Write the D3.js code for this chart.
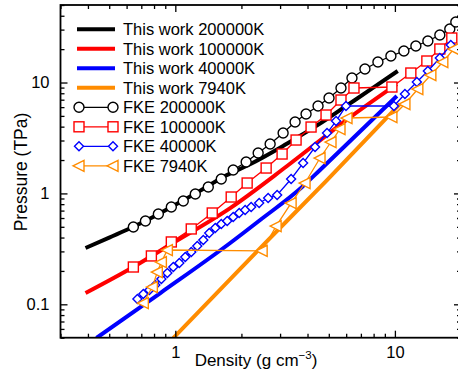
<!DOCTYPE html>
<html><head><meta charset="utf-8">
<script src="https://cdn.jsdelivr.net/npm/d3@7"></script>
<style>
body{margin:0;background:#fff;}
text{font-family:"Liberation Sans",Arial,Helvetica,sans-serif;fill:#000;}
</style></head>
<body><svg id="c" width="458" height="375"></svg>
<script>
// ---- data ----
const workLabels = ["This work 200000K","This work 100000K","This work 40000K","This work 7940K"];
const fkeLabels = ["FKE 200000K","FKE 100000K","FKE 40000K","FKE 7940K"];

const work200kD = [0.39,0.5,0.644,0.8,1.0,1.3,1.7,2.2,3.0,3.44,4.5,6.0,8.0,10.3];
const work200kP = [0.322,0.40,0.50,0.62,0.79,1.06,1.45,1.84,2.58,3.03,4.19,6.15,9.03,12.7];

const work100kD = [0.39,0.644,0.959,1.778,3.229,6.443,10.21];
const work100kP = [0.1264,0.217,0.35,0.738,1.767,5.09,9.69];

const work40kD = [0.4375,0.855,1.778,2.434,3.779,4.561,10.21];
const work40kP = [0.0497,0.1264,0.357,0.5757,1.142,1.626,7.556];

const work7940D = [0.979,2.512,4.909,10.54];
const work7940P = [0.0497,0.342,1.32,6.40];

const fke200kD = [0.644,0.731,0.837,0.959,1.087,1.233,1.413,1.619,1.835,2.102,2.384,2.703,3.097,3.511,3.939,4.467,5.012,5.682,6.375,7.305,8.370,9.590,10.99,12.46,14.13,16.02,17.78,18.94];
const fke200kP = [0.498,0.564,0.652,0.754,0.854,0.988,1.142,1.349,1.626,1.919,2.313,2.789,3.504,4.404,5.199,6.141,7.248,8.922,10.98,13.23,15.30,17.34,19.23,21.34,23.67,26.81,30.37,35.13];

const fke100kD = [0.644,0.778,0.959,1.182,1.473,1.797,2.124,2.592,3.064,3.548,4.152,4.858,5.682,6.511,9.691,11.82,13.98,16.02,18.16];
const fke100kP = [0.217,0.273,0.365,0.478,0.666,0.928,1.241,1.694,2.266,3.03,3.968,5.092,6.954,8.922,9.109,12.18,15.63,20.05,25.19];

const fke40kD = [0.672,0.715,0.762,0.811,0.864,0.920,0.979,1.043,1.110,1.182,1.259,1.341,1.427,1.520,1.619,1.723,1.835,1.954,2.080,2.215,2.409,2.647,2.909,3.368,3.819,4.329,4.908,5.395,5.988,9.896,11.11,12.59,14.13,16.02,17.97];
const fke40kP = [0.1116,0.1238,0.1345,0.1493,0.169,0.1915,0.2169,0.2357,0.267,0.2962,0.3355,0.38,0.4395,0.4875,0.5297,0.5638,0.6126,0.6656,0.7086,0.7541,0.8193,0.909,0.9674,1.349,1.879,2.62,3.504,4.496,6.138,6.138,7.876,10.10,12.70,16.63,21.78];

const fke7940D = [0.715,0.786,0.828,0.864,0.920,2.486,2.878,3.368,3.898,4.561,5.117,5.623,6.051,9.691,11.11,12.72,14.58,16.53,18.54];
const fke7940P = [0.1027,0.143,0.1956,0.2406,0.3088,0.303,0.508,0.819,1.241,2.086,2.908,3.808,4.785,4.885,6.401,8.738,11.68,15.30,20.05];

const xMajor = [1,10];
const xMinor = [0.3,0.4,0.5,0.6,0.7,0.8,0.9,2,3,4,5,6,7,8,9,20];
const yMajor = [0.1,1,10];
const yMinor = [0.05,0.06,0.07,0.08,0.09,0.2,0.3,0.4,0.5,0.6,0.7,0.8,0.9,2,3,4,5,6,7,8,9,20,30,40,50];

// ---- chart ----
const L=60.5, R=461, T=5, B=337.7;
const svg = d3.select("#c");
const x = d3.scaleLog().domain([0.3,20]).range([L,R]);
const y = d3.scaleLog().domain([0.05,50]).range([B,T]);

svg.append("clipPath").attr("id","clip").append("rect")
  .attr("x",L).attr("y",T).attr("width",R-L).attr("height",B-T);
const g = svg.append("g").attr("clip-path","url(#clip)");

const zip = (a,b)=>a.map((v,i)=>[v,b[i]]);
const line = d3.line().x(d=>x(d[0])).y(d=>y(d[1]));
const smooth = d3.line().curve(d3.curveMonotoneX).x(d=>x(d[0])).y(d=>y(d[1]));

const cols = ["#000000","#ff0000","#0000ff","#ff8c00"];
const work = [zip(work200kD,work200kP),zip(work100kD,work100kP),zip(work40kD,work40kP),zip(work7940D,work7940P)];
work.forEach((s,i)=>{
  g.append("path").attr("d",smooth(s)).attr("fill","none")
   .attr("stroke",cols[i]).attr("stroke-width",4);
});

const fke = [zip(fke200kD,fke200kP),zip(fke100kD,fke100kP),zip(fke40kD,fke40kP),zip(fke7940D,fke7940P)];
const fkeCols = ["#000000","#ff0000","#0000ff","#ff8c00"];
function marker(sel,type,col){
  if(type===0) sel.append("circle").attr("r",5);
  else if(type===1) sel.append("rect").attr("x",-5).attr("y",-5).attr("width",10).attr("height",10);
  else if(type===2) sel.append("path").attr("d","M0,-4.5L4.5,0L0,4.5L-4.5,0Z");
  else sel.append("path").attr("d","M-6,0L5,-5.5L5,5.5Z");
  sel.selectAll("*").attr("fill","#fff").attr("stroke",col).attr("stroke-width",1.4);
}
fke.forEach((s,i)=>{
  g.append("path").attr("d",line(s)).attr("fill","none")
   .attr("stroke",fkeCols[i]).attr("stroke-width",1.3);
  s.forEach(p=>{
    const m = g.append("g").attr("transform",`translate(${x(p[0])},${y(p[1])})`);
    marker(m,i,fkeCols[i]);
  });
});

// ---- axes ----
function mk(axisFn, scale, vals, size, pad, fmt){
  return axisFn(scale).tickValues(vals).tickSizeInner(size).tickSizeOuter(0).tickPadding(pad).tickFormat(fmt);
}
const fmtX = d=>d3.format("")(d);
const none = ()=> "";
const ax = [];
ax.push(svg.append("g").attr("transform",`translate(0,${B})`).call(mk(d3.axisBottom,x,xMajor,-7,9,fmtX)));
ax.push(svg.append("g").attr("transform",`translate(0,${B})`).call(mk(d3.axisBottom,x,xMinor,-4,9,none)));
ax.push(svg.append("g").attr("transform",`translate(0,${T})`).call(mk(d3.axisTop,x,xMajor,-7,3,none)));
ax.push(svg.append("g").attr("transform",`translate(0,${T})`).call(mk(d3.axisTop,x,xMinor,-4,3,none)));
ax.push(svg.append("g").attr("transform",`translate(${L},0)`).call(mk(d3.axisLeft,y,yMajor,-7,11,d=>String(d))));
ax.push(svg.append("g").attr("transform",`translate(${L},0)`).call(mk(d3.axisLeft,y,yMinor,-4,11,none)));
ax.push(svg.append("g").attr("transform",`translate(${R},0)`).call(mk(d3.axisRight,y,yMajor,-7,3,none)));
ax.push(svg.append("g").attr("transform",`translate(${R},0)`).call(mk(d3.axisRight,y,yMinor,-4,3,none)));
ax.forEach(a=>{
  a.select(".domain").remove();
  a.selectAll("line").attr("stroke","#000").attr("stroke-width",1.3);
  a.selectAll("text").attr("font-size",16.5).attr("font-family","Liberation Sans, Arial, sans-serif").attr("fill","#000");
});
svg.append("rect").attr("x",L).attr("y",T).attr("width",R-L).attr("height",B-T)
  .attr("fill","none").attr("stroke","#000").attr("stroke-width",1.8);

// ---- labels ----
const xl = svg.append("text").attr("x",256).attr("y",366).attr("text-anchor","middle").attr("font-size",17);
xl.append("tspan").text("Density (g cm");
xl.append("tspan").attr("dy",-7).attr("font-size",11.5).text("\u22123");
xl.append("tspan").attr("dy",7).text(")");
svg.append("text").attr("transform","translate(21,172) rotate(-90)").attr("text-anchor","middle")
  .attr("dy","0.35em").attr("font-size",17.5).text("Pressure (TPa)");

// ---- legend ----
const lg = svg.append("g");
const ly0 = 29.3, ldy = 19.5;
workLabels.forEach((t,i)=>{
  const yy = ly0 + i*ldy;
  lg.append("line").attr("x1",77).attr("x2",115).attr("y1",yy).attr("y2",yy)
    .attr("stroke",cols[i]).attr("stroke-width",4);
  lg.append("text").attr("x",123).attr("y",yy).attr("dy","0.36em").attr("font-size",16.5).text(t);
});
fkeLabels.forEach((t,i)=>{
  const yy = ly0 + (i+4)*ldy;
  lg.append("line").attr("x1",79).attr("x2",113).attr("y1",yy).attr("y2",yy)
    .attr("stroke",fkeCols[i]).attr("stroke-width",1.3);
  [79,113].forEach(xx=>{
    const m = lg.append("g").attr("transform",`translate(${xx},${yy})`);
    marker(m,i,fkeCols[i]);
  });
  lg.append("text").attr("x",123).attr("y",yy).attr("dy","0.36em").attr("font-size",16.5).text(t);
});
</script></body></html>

→ AIM: Take the lines from the start of the material to the line with "const work7940P = [0.0497,0.342,1.32,6.40];", both included, and transcribe them exactly without the pictures.

→ ANSWER:
Write the D3.js code for this chart.
<!DOCTYPE html>
<html><head><meta charset="utf-8">
<script src="https://cdn.jsdelivr.net/npm/d3@7"></script>
<style>
body{margin:0;background:#fff;}
text{font-family:"Liberation Sans",Arial,Helvetica,sans-serif;fill:#000;}
</style></head>
<body><svg id="c" width="458" height="375"></svg>
<script>
// ---- data ----
const workLabels = ["This work 200000K","This work 100000K","This work 40000K","This work 7940K"];
const fkeLabels = ["FKE 200000K","FKE 100000K","FKE 40000K","FKE 7940K"];

const work200kD = [0.39,0.5,0.644,0.8,1.0,1.3,1.7,2.2,3.0,3.44,4.5,6.0,8.0,10.3];
const work200kP = [0.322,0.40,0.50,0.62,0.79,1.06,1.45,1.84,2.58,3.03,4.19,6.15,9.03,12.7];

const work100kD = [0.39,0.644,0.959,1.778,3.229,6.443,10.21];
const work100kP = [0.1264,0.217,0.35,0.738,1.767,5.09,9.69];

const work40kD = [0.4375,0.855,1.778,2.434,3.779,4.561,10.21];
const work40kP = [0.0497,0.1264,0.357,0.5757,1.142,1.626,7.556];

const work7940D = [0.979,2.512,4.909,10.54];
const work7940P = [0.0497,0.342,1.32,6.40];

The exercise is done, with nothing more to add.